▶ [Your instructions] Your task is to retype the lines from the opening of the material through the line that includes "plt.rcParams['mathtext.rm'] = 'Liberation". Do not copy the pictures.

▶ [Data segment]

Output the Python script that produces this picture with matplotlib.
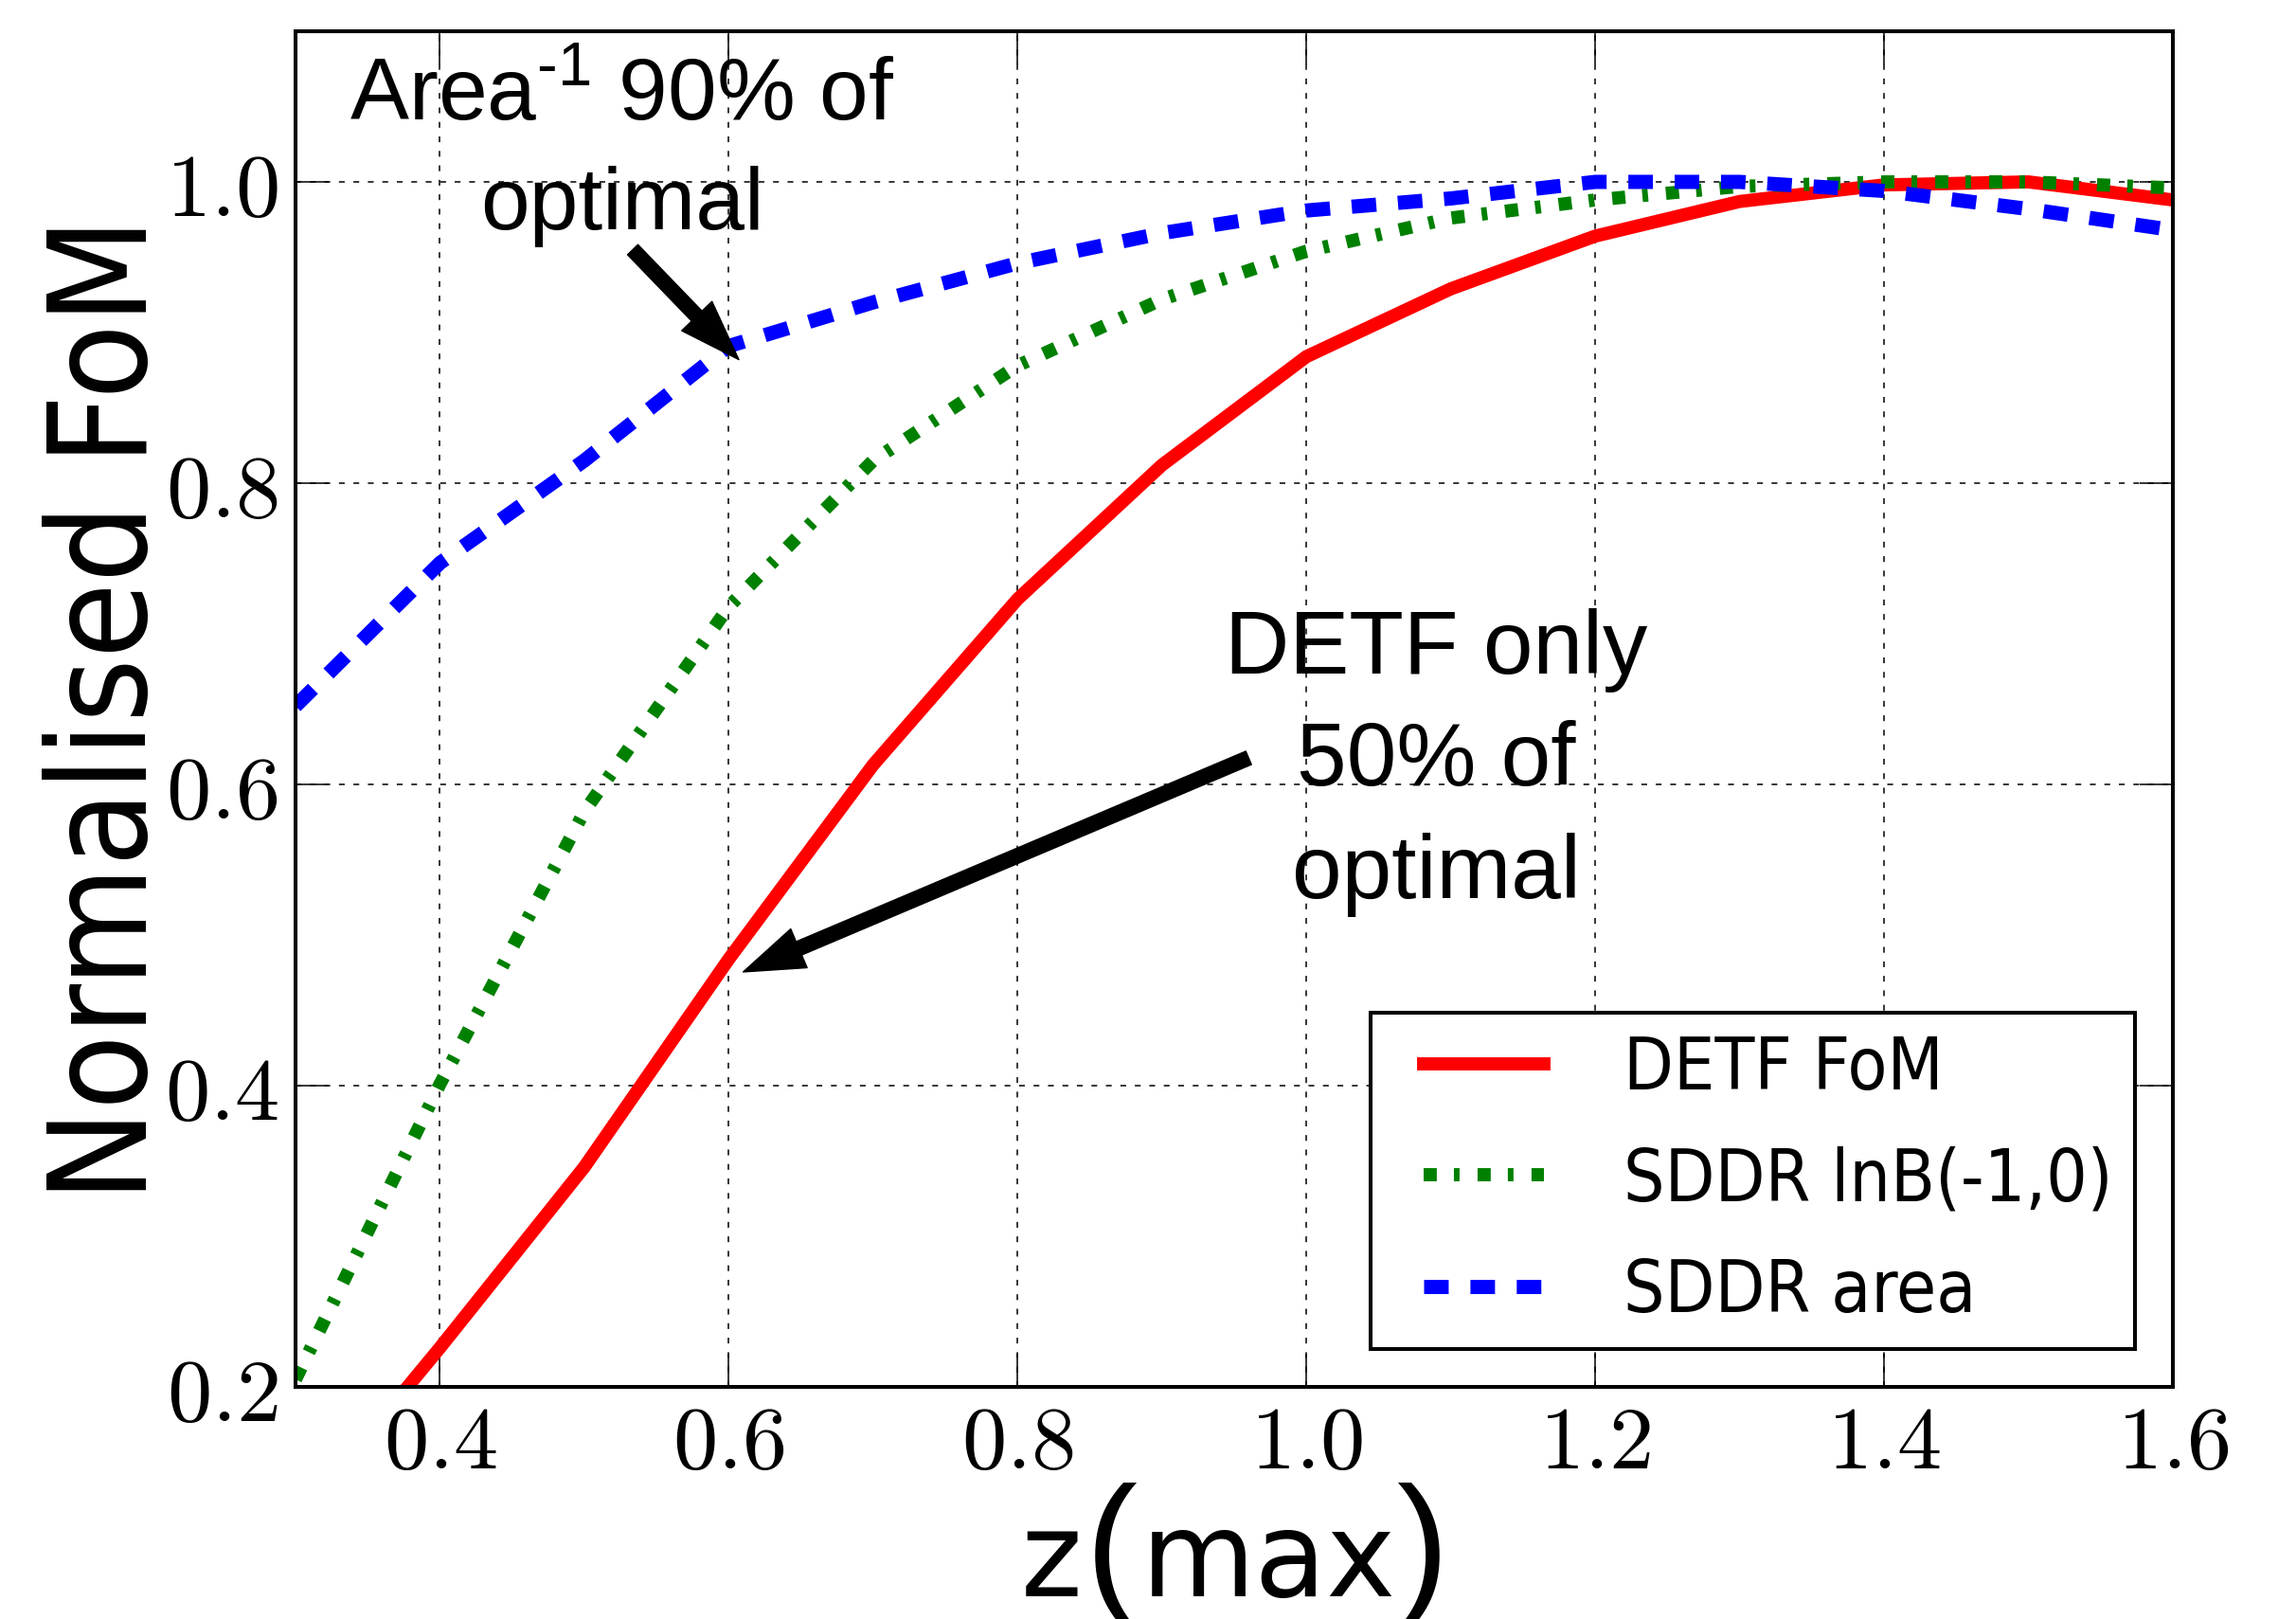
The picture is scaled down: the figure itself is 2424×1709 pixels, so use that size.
import matplotlib
matplotlib.use("Agg")
import matplotlib.pyplot as plt
from matplotlib.ticker import FuncFormatter
from matplotlib.font_manager import FontProperties
from matplotlib.legend_handler import HandlerLine2D

# data
zmax = [0.3, 0.4, 0.5, 0.6, 0.7, 0.8, 0.9, 1.0, 1.1, 1.2, 1.3, 1.4, 1.5, 1.6]
detf_fom = [0.11, 0.226, 0.346, 0.484, 0.613, 0.723, 0.812, 0.884, 0.929, 0.964, 0.987, 0.998, 1.0, 0.988]
sddr_lnb = [0.205, 0.401, 0.582, 0.718, 0.815, 0.878, 0.922, 0.954, 0.976, 0.988, 0.997, 1.0, 1.0, 0.996]
sddr_area = [0.652, 0.747, 0.815, 0.891, 0.920, 0.946, 0.966, 0.981, 0.989, 1.0, 1.0, 0.994, 0.982, 0.968]

xticks = [0.4, 0.6, 0.8, 1.0, 1.2, 1.4, 1.6]
yticks = [0.2, 0.4, 0.6, 0.8, 1.0]

plt.rcParams['mathtext.fontset'] = 'cm'
plt.rcParams['mathtext.rm'] = 'Liberation Sans'

cond = dict(family='DejaVu Sans', stretch='condensed')
W, H = 2424, 1709

fig = plt.figure(figsize=(W / 100, H / 100), dpi=100)
ax = fig.add_axes([312 / W, 1 - 1464 / H, (2294 - 312) / W, (1464 - 33) / H])

ax.plot(zmax, detf_fom, color='#ff0000', lw=10, label='DETF FoM')
ax.plot(zmax, sddr_lnb, color='#008000', lw=10, dashes=(1.0, 1.3, 0.43, 1.37),
        dash_capstyle='butt', label='SDDR lnB(-1,0)')
ax.plot(zmax, sddr_area, color='#0000ff', lw=10.8, dashes=(1.73, 1.53),
        dash_capstyle='butt', label='SDDR area')

ax.set_xlim(0.3, 1.6)
ax.set_ylim(0.2, 1.1)
ax.set_xticks(xticks)
ax.set_yticks(yticks)
fmt = FuncFormatter(lambda v, p: '$%.1f$' % v)
ax.xaxis.set_major_formatter(fmt)
ax.yaxis.set_major_formatter(fmt)
ax.tick_params(direction='in', length=25, width=1.1, labelsize=68,
               top=True, right=True)
ax.tick_params(axis='x', pad=10)
ax.tick_params(axis='y', pad=13)
ax.grid(True, color='black', lw=1.1, linestyle=(0, (4, 6)))
for s in ax.spines.values():
    s.set_linewidth(2.9)

ax.set_ylabel('Normalised FoM', fontsize=104, **cond)
ax.yaxis.set_label_coords(-0.064, 0.5)

# x label: z(max) with tall brackets
ybase = (H - 1685) / H
fig.text(1078 / W, ybase, 'z', fontsize=89, va='baseline', family='DejaVu Sans')
fig.text(1146 / W, ybase, '(', fontsize=119, va='baseline', family='Liberation Sans')
fig.text(1205 / W, ybase, 'max', fontsize=89, va='baseline', family='DejaVu Sans')
fig.text(1474 / W, ybase, ')', fontsize=119, va='baseline', family='Liberation Sans')

arrow = dict(facecolor='black', edgecolor='black', width=11, headwidth=32,
             headlength=46, shrink=0)
ax.annotate('', xy=(0.607, 0.882), xytext=(0.5335, 0.955), arrowprops=arrow)
ax.annotate('', xy=(0.610, 0.4755), xytext=(0.960, 0.6176), arrowprops=arrow)

ax.text(0.5263, 1.020, 'Area$^{\u2010\\mathrm{1}}$ 90% of\noptimal', ha='center', va='center',
        fontsize=67, linespacing=1.43, family='Liberation Sans', math_fontfamily='custom')
ax.text(1.09, 0.6145, 'DETF only\n50% of\noptimal', ha='center', va='center',
        fontsize=68, linespacing=1.43, family='Liberation Sans')

leg = ax.legend(loc='lower right', prop=FontProperties(size=55, **cond),
                fancybox=False, framealpha=1, edgecolor='black',
                borderaxespad=0.53, handlelength=2.1, handletextpad=1.1,
                labelspacing=0.57, borderpad=0.3,
                handler_map={matplotlib.lines.Line2D: HandlerLine2D(xpad=0.43)})
leg.get_frame().set_linewidth(2.9)

fig.savefig('out.png')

▶ [Complete answer]
Output the Python script that produces this picture with matplotlib.
The picture is scaled down: the figure itself is 2424×1709 pixels, so use that size.
import matplotlib
matplotlib.use("Agg")
import matplotlib.pyplot as plt
from matplotlib.ticker import FuncFormatter
from matplotlib.font_manager import FontProperties
from matplotlib.legend_handler import HandlerLine2D

# data
zmax = [0.3, 0.4, 0.5, 0.6, 0.7, 0.8, 0.9, 1.0, 1.1, 1.2, 1.3, 1.4, 1.5, 1.6]
detf_fom = [0.11, 0.226, 0.346, 0.484, 0.613, 0.723, 0.812, 0.884, 0.929, 0.964, 0.987, 0.998, 1.0, 0.988]
sddr_lnb = [0.205, 0.401, 0.582, 0.718, 0.815, 0.878, 0.922, 0.954, 0.976, 0.988, 0.997, 1.0, 1.0, 0.996]
sddr_area = [0.652, 0.747, 0.815, 0.891, 0.920, 0.946, 0.966, 0.981, 0.989, 1.0, 1.0, 0.994, 0.982, 0.968]

xticks = [0.4, 0.6, 0.8, 1.0, 1.2, 1.4, 1.6]
yticks = [0.2, 0.4, 0.6, 0.8, 1.0]

plt.rcParams['mathtext.fontset'] = 'cm'
plt.rcParams['mathtext.rm'] = 'Liberation Sans'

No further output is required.